Выбрать главу

Я считаю для себя честью участвовать с ним в одной экспедиции. Но не думаю, что он сказал мне больше двух дюжин слов с нашей первой встречи, — закончил Мортон.

Защита:

— А не думаете ли вы, что он очень болезненно воспринимает отношение окружающих к своей внешности? — спросила Бетти. — Он очень рано развился, и, вероятно, в школе у него не было друзей. Он чувствителен и погружен в себя.

— Чувствителен?

Эмори захихикал.

— Он горд, как Люцифер. Это ходячая машина для оскорблений. Нажмите на кнопку «привет» или «прекрасный день», и он тут же приставит пятерню к носу. У него это как рефлекс.

Они произнесли еще несколько таких же приятных вещей и ушли.

Будь благословен, юный Мортон! Маленький краснощекий ценитель с прыщавым лицом.

Я никогда не слушал курса своей поэзии, но рад, что кто-то делал это. Что ж! Может быть, молитвы отца услышаны, и я стал-таки миссионером!

Только у миссионеров должно быть нечто, во что они обращают людей.
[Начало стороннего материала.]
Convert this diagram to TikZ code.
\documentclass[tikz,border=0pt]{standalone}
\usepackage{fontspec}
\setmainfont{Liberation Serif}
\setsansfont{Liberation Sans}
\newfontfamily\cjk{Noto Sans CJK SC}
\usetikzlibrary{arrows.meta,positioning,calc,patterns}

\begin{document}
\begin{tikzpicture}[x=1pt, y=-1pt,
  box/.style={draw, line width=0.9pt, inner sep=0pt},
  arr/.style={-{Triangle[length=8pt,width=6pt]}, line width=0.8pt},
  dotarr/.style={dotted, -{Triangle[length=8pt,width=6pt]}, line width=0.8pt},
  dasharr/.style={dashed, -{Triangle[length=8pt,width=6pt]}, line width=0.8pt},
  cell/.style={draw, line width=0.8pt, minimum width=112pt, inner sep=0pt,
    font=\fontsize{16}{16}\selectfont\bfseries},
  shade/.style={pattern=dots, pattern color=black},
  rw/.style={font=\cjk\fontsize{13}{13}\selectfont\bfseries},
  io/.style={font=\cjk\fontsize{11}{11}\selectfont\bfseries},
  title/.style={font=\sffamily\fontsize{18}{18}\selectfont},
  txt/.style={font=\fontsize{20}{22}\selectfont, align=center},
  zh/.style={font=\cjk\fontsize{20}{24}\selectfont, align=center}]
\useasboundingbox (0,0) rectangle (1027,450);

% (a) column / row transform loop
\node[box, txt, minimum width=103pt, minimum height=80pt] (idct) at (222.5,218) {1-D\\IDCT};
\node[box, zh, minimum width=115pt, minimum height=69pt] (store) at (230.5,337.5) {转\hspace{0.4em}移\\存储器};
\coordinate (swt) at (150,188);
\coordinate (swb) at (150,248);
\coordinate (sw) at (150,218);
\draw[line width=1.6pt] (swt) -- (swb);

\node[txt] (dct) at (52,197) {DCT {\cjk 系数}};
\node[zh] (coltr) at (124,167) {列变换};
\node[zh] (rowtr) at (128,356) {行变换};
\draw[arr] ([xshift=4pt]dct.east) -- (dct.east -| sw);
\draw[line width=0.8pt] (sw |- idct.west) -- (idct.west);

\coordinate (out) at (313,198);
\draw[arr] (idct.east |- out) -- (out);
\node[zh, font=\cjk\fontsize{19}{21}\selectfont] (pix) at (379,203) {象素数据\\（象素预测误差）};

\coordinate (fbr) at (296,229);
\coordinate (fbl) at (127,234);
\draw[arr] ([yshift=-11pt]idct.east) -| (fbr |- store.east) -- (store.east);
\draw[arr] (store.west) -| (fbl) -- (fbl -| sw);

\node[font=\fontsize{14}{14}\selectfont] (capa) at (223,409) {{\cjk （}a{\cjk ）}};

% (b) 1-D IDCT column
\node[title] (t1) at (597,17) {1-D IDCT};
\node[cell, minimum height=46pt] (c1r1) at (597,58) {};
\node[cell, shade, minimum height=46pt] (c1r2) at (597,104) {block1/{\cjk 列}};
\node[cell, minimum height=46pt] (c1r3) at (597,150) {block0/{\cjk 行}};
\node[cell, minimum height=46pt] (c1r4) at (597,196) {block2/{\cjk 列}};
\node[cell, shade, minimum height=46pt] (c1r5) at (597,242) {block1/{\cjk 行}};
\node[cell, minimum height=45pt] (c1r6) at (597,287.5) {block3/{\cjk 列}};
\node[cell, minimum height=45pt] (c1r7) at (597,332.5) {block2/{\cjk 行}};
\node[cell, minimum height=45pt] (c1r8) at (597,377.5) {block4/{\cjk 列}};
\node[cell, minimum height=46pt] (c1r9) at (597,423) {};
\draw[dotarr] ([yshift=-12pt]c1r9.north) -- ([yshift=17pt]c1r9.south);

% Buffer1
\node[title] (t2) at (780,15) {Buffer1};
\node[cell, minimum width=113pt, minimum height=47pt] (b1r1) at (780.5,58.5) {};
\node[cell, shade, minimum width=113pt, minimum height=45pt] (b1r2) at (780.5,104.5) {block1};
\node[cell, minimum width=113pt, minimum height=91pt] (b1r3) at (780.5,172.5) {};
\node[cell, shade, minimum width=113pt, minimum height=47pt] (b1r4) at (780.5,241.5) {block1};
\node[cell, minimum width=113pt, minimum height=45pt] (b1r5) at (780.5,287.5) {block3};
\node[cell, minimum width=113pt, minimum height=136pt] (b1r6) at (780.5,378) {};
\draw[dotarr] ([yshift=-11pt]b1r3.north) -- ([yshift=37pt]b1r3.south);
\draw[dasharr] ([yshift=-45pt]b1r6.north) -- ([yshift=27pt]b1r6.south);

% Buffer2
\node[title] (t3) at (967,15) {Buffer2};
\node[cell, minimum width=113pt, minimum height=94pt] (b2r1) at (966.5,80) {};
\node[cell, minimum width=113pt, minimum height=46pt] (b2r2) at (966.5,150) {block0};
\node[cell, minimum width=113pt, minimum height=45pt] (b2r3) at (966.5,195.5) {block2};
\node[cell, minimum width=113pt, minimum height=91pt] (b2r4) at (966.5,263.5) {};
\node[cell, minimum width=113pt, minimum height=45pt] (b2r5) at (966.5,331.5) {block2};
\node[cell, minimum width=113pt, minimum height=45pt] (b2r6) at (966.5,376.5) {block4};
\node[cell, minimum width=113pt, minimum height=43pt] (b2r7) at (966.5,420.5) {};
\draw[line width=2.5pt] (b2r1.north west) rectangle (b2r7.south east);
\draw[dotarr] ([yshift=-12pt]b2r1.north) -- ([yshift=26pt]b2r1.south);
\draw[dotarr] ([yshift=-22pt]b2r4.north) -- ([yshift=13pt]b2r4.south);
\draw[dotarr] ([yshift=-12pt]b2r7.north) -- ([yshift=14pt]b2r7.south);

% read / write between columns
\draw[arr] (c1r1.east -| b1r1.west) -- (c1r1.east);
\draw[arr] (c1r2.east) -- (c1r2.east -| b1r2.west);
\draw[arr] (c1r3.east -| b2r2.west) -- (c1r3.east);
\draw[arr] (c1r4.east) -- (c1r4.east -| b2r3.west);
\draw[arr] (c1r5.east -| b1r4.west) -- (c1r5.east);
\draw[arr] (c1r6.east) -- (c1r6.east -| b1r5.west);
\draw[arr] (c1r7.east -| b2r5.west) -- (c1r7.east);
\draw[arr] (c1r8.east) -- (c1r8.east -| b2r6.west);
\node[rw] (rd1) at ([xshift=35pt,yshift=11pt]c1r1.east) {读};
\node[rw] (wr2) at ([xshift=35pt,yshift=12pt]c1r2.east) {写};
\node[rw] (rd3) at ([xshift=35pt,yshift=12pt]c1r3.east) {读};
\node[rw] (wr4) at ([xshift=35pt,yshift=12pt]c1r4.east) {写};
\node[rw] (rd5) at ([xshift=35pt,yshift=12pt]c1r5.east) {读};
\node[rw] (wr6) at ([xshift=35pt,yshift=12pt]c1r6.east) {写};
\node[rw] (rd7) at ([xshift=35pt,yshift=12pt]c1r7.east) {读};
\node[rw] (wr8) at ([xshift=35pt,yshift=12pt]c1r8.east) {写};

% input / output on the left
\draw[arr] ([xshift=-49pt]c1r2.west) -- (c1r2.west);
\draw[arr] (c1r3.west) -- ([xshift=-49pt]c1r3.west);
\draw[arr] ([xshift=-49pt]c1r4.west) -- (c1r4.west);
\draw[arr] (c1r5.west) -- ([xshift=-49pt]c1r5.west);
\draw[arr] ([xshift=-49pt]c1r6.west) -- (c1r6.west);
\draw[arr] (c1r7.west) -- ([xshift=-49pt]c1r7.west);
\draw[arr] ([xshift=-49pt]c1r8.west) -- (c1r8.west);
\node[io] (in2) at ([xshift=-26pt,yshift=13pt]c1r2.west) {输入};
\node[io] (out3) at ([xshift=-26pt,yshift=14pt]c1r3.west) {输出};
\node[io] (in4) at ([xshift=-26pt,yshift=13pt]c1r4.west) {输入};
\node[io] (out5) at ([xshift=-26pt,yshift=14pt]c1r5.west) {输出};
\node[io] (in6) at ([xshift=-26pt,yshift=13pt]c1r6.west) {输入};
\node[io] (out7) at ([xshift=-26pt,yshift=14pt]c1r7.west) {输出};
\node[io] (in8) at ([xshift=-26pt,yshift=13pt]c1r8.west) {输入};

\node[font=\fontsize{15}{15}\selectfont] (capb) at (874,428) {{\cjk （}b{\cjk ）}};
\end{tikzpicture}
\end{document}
У меня есть собственная эстетическая система, и, вероятно, она себя иногда как-то проявляет. Но если я и стал бы проповедовать даже в собственных стихах, вряд ли в них нашлось бы место для таких ничтожеств, как вы. На моем небе, где встречаются в райском саду на бокал амброзии Свифт, Шоу и Петроний Арбитр, нет места для вас.

Как же мы там пируем! Съедаем Эмори!

И приканчиваем с супом тебя, Мортон!

Хотя суп после амброзии… Брр!

Я сел за стол. Мне захотелось написать что-нибудь. Экклезиаст подождет до ночи. Я хотел написать стихотворение, поэму о сто семнадцатом танце Локара, о розе, тянущейся к свету, раскачиваемой ветром, о больной розе, как у Блейка, умирающей…

Окончив, я остался доволен. Не шедевр: Высокий марсианский — не самый лучший мой язык. Заодно я перевел текст на английский, с трудом нащупывая рифмы, с усилием втискиваясь в размер. Может быть, я помещу его в следующей своей книге. Стихотворение я назвал «Бракса».

В пустыне ветер из ледовой крошки, В сосцах у жизни студит молоко. А две луны — как ипостаси кошки И пса шального — где-то высоко… Не разойтись им никогда отныне. Пусть бродят в переулках сна-пустыни… Расцвел бутон, пылает голова.

На следующий день я показал стихотворение М'Квайе. Она несколько раз медленно прочла его.

— Прекрасно, — сказала она. — Но вы использовали слова своего языка. «Кошка» и «пес», как я поняла, это два маленьких зверька с наследственной ненавистью друг к другу. Но что такое «бутон»?

— Ох, — ответил я, — я не нашел в вашем языке соответствия. Я думал о земном цветке, о розе.

— На что она похожа?

— Лепестки у нее обычно ярко-красные. Я имел в виду именно это, говоря о «пылающей голове». Еще я хотел передать страсть и рыжие волосы, огонь жизни. У розы колючий стебель, зеленые листья и сильный приятный запах.

— Я хотела бы увидеть розу.

— Это можно организовать. Я попробую.

— Сделайте, пожалуйста. Вы…

Она использовала слово, означающее «пророк» или «религиозный поэт», такой как Исайя или Локар.

— Ваше стихотворение вдохновлено свыше. Я расскажу о нем Браксе.

Я отклонил почетное звание, но был польщен.

И тут я решил, что наступил стратегический момент, когда нужно спросить у нее, можно ли воспользоваться фотоаппаратом и ксероксом.

— Я хочу скопировать все ваши тексты, а пишу недостаточно быстро.

К моему удивлению, М'Квайе тут же согласилась, но еще больше я удивился, когда она добавила:

— Не хотите ли пожить здесь, пока будете этим заниматься? Тогда вы сможете работать днем и ночью, в любое удобное для вас время — разумеется, только не тогда, когда в храме идет служба.

Я поклонился.

На корабле я ожидал возражений со стороны Эмори, но не очень сильных. Все хотели видеть марсиан, рассматривать их, расспрашивать о климате, болезнях, составе почвы, политических воззрениях и грибах (наш ботаник просто помешан на грибах, впрочем, он парень что надо!), но лишь четверо или пятеро действительно смогли их увидеть. Экипаж большую часть времени раскапывал мертвые города и могильники, мы строго следовали «правилам игры», а туземцы были так же замкнуты, как японцы в девятнадцатом столетии.